Halide
Halide copied to clipboard
Fix #5175: Add an extra check for input dependencies of the async producer
As described in the #5175, it's possible to write an illegal schedule which successfully goes through the code generation, but generated code produces incorrect results.
This PR adds an extra check to detect such illegal schedules by verifying that if in realize node A there is a producer node B and producer A is async and is consumer of B then B must be also scheduled as async.
LGTM but @zvookin should probably review
There's something I'm not getting here. Generally the things an async scheduled Func depends on do not need to be async themselves. I'm guessing this has to do with the storage being allocated outside the async invocations and the compute being inside. But then I'm not quite seeing how requiring the dependency to be async always makes it correct. I will sit down and look at it a little more closely, but I think updating the description to say something in terms of which schedules are valid and invalid, rather than describing the IR conditions they result in, might help.
Thank you for reviewing, that's a great question.
Generally the things an async scheduled Func depends on do not need to be async themselves.
Right, but input dependency need to be computed fully beforehand. If input dependency is still being produced, async_producer needs to have a way to know that data it depends on is ready.
If I understand correctly, async producers are lifted into separate "thread" based on their store_level, so if store_level is the same as compute_level then there is sort of implicit synchronization point between input dependency and producer:
for some_dim:
compute input_dependency
--> implicit sync point <--
fork {
compute async_producer (depends on input_dependency)
semaphores to sync between async_producer and consumer
} {
semaphores to sync between async_producer and consumer
compute consumer of async_producer
}
However, if store level is different from compute level then async producer will be lifted out of the loop and this implicit synchronization point is gone:
fork {
for some_dim:
compute async_producer (depends on input_dependency, but can't really know how much of it was produced in another thread)

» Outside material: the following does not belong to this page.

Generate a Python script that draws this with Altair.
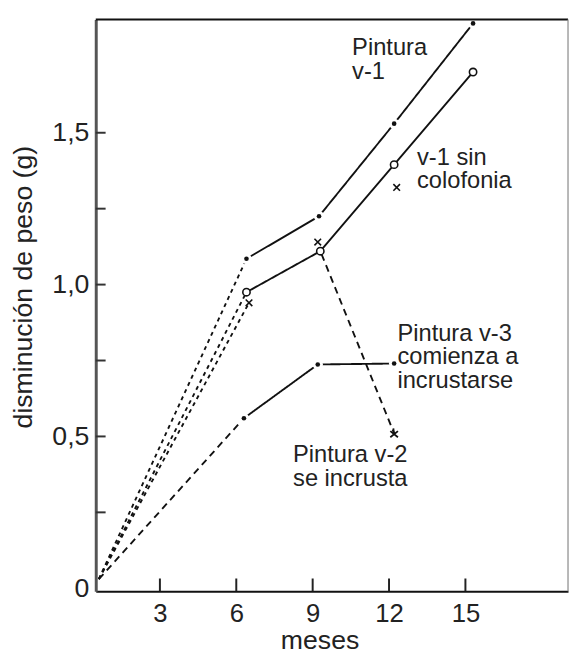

semaphores to sync between async_producer and consumer
} {
for some_dim:
compute input_dependency
semaphores to sync between async_producer and consumer
compute consumer of async_producer
}
If this logic is correct then solution can be either making a copy of input_producer in both "threads" or inserting explicit synchronization between input_producer and async_producer. The latter looks exactly like what async() already does, so it seemed to me like a more reasonable way to address it.
(Maybe, it's also possible to do forking differently, so it's not based on store level, but I am not sure and it sounds like a really big change).
Monday review ping.
Is this still just awating review?
Is this just waiting on review?
Yes, review is still needed.
Also, I recently realized that #5201 might be just a different type of the same issue, so maybe it's possible/worth trying to generalize check from this PR to detect the case from #5201.
Where does this PR stand?
I can try to generalize it to cover the other case, but it would be great to get a feedback first in case there is a flaw in the logic somewhere.
This PR is pretty old. Is it still active?
This is still a problem which needs fixing, so yes. That being said, I discovered a test which still fails, so this needs to be figured out first. I am planning to return to async in couple weeks for some internal stuff, so hopefully can get this fixed too then.
This is still a problem which needs fixing, so yes. That being said, I discovered a test which still fails, so this needs to be figured out first. I am planning to return to async in couple weeks for some internal stuff, so hopefully can get this fixed too then.
What was the test that still fails? Is it part of this PR?